Work-life balance has never been given so much attention but the idea of reducing hours should be carefully considered before making the big decision to implement a four-day working week
The 9 ’til 5, Monday to Friday working culture has been ingrained in western society for decades but a new phenomenon is gaining momentum that urges CEOs to ask “should I implement a four-day working week?”
New Zealand wealth management company Perpetual Guardian made headlines when it introduced the concept to its staff after an eight-week trial earlier this year, in which it found stress levels were lowered and work-life balance improved with no impact on productivity.
British agency Radioactive PR has also shaken up its office with new working hours – although staff still get paid for five days – and more companies are expected to follow suit across the world soon.
The Trade Union Council recently suggested that with advances in technology, such as AI and remote systems, a four-day working week would not only help with employee morale – but would have benefits for productivity, the environment and even the gender pay gap.
But with many of us already feeling like there aren’t enough hours in the day, could an extra day away from the office work in reality?
Nick Pollitt, managing director at office furniture expert DBI Furniture Solutions, takes a look at the pros and cons of the four-day week, and whether it’s something that you should consider for your employees.
Should I implement a four-day working week? The pros
Improvements in productivity and efficiency
It seems logical that working less would lead to a fall in productivity, but many different studies argue that the opposite is true.
According to a report from the Organization for Economic Cooperation and Development (OECD), many countries that show extremely high productivity levels actually work far fewer hours than the worldwide average.
So what’s the reasoning? Well, the extra day away from work will help your staff members come back feeling refreshed, awake and enthusiastic, helping with their mental health and combating fatigue.
In turn, this can lead to productivity improvements and staff members who are more engaged while they are at work.
Employees can enjoy a better work/life balance
In the Netherlands, people work an average of 29 hours a week.
Denmark and Norway both average out at 33 hours per week, according to the OECD, and also report less stress and higher levels of happiness in their general day-to-day life than other countries.
A better work/life balance where employees can spend more time with their families, pursuing hobbies and running errands would inevitably lead to better job satisfaction, better employee loyalty and a happier workforce overall.
There is also a strong link to happiness and productivity, which is a win-win for everyone.
There is the simple economic argument with opening the office for four days a week instead of five.
One less day without the lights on, the kettle boiled over and over, and the heating turned up and down again will inevitably lead to reduced costs.
Should I implement a four-day working week? The cons
Employees face more pressure to work away from the office
Do you feel busy in work most of the time, even when working a full five days?

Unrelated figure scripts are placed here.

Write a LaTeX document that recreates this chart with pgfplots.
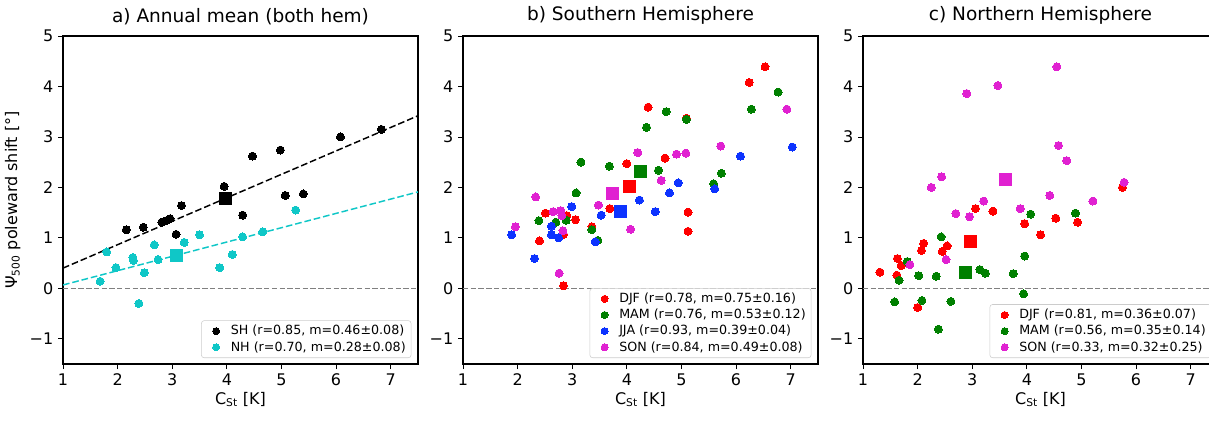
\documentclass[border=0pt]{standalone}
\usepackage{fontspec}
\setmainfont{DejaVu Sans}
\usepackage{pgfplots}
\pgfplotsset{compat=1.18}
\definecolor{cSH}{rgb}{0,0,0}
\definecolor{cNH}{rgb}{0.06,0.78,0.78}
\definecolor{cDJF}{rgb}{1,0,0}
\definecolor{cMAM}{rgb}{0,0.5,0}
\definecolor{cJJA}{rgb}{0.05,0.2,1}
\definecolor{cSON}{rgb}{0.88,0.13,0.82}
\pgfplotsset{
  panel/.style={
    scale only axis, width=266.25pt, height=246pt,
    xmin=1, xmax=7.5, ymin=-1.5, ymax=5,
    xtick={1,2,3,4,5,6,7}, ytick={-1,0,1,2,3,4,5},
    yticklabels={−1,0,1,2,3,4,5},
    xticklabels={1,2,3,4,5,6,7},
    tick align=outside, tick pos=left,
    major tick length=3.75pt,
    tick style={black, line width=0.6pt},
    axis line style={black, line width=0.8pt},
    ticklabel style={font=\fontsize{12}{14}\selectfont},
    /pgf/number format/assume math mode=true,
    label style={font=\fontsize{12}{14}\selectfont},
    title style={font=\fontsize{13.9}{16}\selectfont, yshift=-1pt},
    xlabel={C\textsubscript{St} [K]},
    xlabel style={yshift=2pt},
    legend style={at={(1,0)}, anchor=south east, xshift=-5pt, yshift=4.5pt,
      font=\fontsize{9.5}{10.4}\selectfont, draw=black!20, rounded corners=2pt,
      fill=white, inner xsep=2pt, inner ysep=1.5pt, row sep=-0.6pt,
      /tikz/every odd column/.append style={column sep=6pt}},
    legend cell align=left,
    legend image code/.code={%
      \path (-9pt,0) (3pt,0);
      \draw[#1, mark size=2.6pt] plot coordinates {(0pt,0pt)};},
    every axis plot/.append style={line width=0.9pt},
  },
  dot/.style={only marks, mark=*, mark size=3pt, draw=none, fill=#1, mark options={draw=#1, fill=#1, line width=0pt}},
  sq/.style={only marks, mark=square*, mark size=4.5pt, mark options={draw=#1, fill=#1, line width=0pt}, forget plot},
  zero/.style={gray, line width=0.8pt, dash pattern=on 4pt off 1.8pt, forget plot},
  fit/.style={#1, line width=1.1pt, dash pattern=on 5pt off 2.2pt, forget plot},
}
\begin{document}
\begin{tikzpicture}
% ---------- a) ----------
\begin{axis}[panel, at={(47.25pt,42.75pt)}, anchor=south west,
  title={a) Annual mean (both hem)},
  ylabel={Ψ\textsubscript{500} poleward shift [°]}]
\addplot[zero] coordinates {(1,0) (7.5,0)};
\addplot[dot=cSH] coordinates {(2.16,1.16) (2.47,1.21) (2.81,1.31) (2.89,1.34) (2.96,1.38) (3.07,1.07) (3.17,1.64) (3.95,2.02) (4.29,1.45) (4.47,2.62) (4.98,2.74) (5.07,1.84) (5.40,1.87) (6.08,3.00) (6.83,3.15)};
\addlegendentry{SH (r=0.85, m=0.46±0.08)}
\addplot[dot=cNH] coordinates {(1.80,0.72) (1.68,0.14) (1.97,0.41) (2.28,0.61) (2.29,0.55) (2.39,-0.30) (2.49,0.31) (2.67,0.86) (2.74,0.57) (3.22,0.91) (3.50,1.06) (3.87,0.41) (4.10,0.67) (4.29,1.02) (4.66,1.12) (5.26,1.55)};
\addlegendentry{NH (r=0.70, m=0.28±0.08)}
\addplot[fit=black] coordinates {(1,0.40) (7.5,3.42)};
\addplot[fit=cNH] coordinates {(1,0.066) (7.5,1.91)};
\addplot[sq=cSH] coordinates {(3.98,1.77)};
\addplot[sq=cNH] coordinates {(3.08,0.66)};
\end{axis}
% ---------- b) ----------
\begin{axis}[panel, at={(347.25pt,42.75pt)}, anchor=south west,
  title={b) Southern Hemisphere}]
\addplot[zero] coordinates {(1,0) (7.5,0)};
\addplot[dot=cDJF] coordinates {(6.53,4.39) (6.24,4.08) (4.39,3.59) (5.09,3.37) (4.70,2.58) (4.00,2.47) (3.69,1.58) (5.12,1.51) (5.12,1.13) (2.51,1.49) (2.90,1.44) (3.06,1.36) (3.36,1.22) (2.84,1.07) (2.40,0.94) (2.84,0.05)};
\addlegendentry{DJF (r=0.78, m=0.75±0.16)}
\addplot[dot=cMAM] coordinates {(6.77,3.89) (6.28,3.55) (4.72,3.50) (4.36,3.19) (5.09,3.35) (3.16,2.50) (3.68,2.42) (4.58,2.34) (5.73,2.28) (5.59,2.07) (3.07,1.89) (2.39,1.34) (2.70,1.31) (2.89,1.35) (3.36,1.16) (3.47,0.95)};
\addlegendentry{MAM (r=0.76, m=0.53±0.12)}
\addplot[dot=cJJA] coordinates {(7.03,2.80) (6.08,2.62) (4.94,2.09) (5.61,1.97) (4.78,1.89) (4.23,1.75) (4.52,1.52) (2.99,1.62) (3.53,1.45) (2.62,1.23) (2.62,1.06) (2.75,1.00) (1.89,1.06) (3.42,0.92) (2.31,0.59)};
\addlegendentry{JJA (r=0.93, m=0.39±0.04)}
\addplot[dot=cSON] coordinates {(6.93,3.55) (5.72,2.82) (4.20,2.69) (4.91,2.66) (5.08,2.68) (4.63,2.14) (2.33,1.81) (3.48,1.65) (2.65,1.52) (2.79,1.54) (2.81,1.44) (1.96,1.22) (2.83,1.14) (4.07,1.17) (2.76,0.30)};
\addlegendentry{SON (r=0.84, m=0.49±0.08)}
\addplot[sq=cDJF] coordinates {(4.04,2.02)};
\addplot[sq=cMAM] coordinates {(4.25,2.31)};
\addplot[sq=cJJA] coordinates {(3.88,1.53)};
\addplot[sq=cSON] coordinates {(3.74,1.87)};
\end{axis}
% ---------- c) ----------
\begin{axis}[panel, at={(647.25pt,42.75pt)}, anchor=south west,
  title={c) Northern Hemisphere}]
\addplot[zero] coordinates {(1,0) (7.5,0)};
\addplot[dot=cDJF] coordinates {(5.75,2.00) (3.06,1.58) (3.38,1.53) (3.96,1.28) (4.53,1.39) (4.93,1.31) (4.25,1.06) (2.11,0.89) (2.07,0.75) (2.54,0.84) (2.45,0.73) (1.63,0.59) (1.70,0.45) (1.62,0.26) (1.31,0.32) (2.00,-0.38)};
\addlegendentry{DJF (r=0.81, m=0.36±0.07)}
\addplot[dot=cMAM] coordinates {(4.89,1.49) (4.07,1.47) (2.43,1.02) (3.96,0.64) (1.81,0.53) (3.14,0.37) (3.24,0.30) (3.75,0.29) (2.02,0.25) (2.34,0.24) (1.66,0.16) (3.94,-0.11) (2.08,-0.24) (2.61,-0.26) (1.58,-0.27) (2.38,-0.81)};
\addlegendentry{MAM (r=0.56, m=0.35±0.14)}
\addplot[dot=cSON] coordinates {(4.55,4.39) (3.47,4.02) (2.90,3.86) (4.58,2.83) (4.73,2.53) (2.44,2.21) (2.25,2.00) (5.78,2.10) (4.42,1.84) (3.21,1.73) (5.21,1.73) (3.88,1.58) (2.70,1.48) (2.95,1.42) (2.52,0.57) (1.86,0.47)};
\addlegendentry{SON (r=0.33, m=0.32±0.25)}
\addplot[sq=cDJF] coordinates {(2.96,0.92)};
\addplot[sq=cMAM] coordinates {(2.87,0.31)};
\addplot[sq=cSON] coordinates {(3.60,2.16)};
\end{axis}
\pgfresetboundingbox
\useasboundingbox (0,0) rectangle (906.75pt,315.75pt);
\end{tikzpicture}
\end{document}
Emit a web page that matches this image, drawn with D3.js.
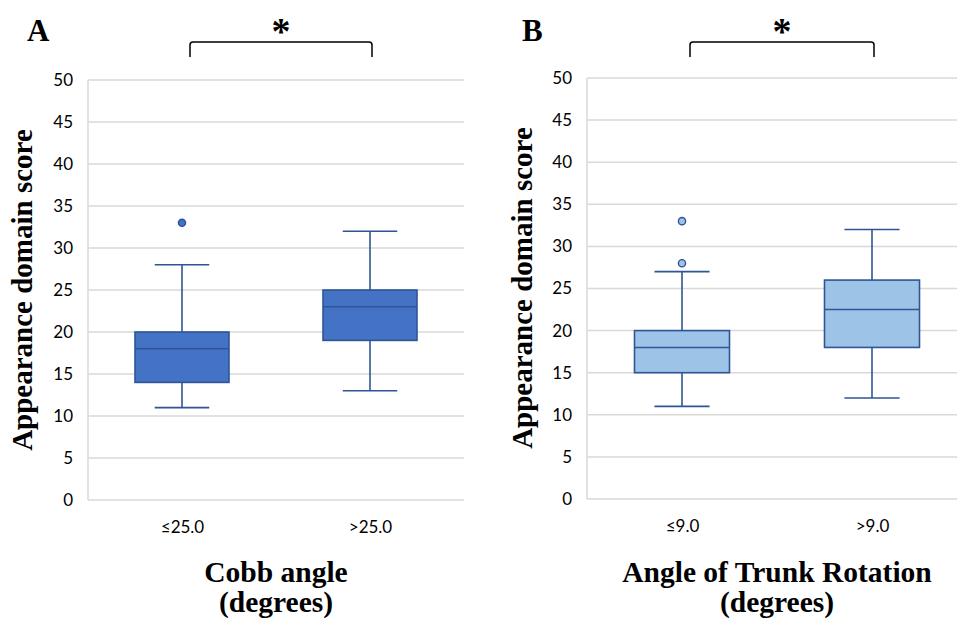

If your business was to cut down to four days next week, do you think the amount of work you have to do would reduce?
The answer for most people would be no.
If the four-day working week was to become standard practice, that change would take time for companies to adapt to, even though lots of studies have shown that people would work smarter.
In the meantime, the workload wouldn’t decrease, which would lead to people working longer hours in the days they were in the office or working from home often.
This is especially true if employees are told that they can only have a four-day-week if productivity stays the same.
Round-the-clock connectivity is something employees have to face currently, and this could potentially get even worse with shorted hours in the office.
Not everyone works in an office in front of a computer screen, and different industries are going to be affected by the four-day working week in very different ways.
For example, service staff who are used to tips may see less money if their hours are reduced, even if their base wage is kept the same.
Salespeople who work on commission may also see their monthly income reduce if they work fewer hours, and those who get paid hourly will either miss out on the reduced hours or see their income fall dramatically.
Choosing to adopt a four-day working week may initially have a negative effect on your bottom line.
Increasing the productivity of your employees may take training and time, which all costs money.
As well as this, if your business is customer-focused and your staff aren’t available in “regular” office hours, you may begin to see a customer retention problem.
Should I implement a four-day working week? The verdict
DBI Furniture boss Nick Pollitt says: “A four-day working week sounds ideal, but there are many different complications that employers could face.
“Productivity can improve and employee morale can increase, but this is weighted with the cost of helping employees adapt and industry-based complications.
“Business leaders should really consider if the change will make their employees lives easier, rather than just offer the four-day week as a benefit to entice new recruits.
“If you want to attract and keep good staff, other areas such as office interior design, community-driven workplaces and adequate training and development programmes will make a huge difference to staff morale while also helping to improve the bottom line.”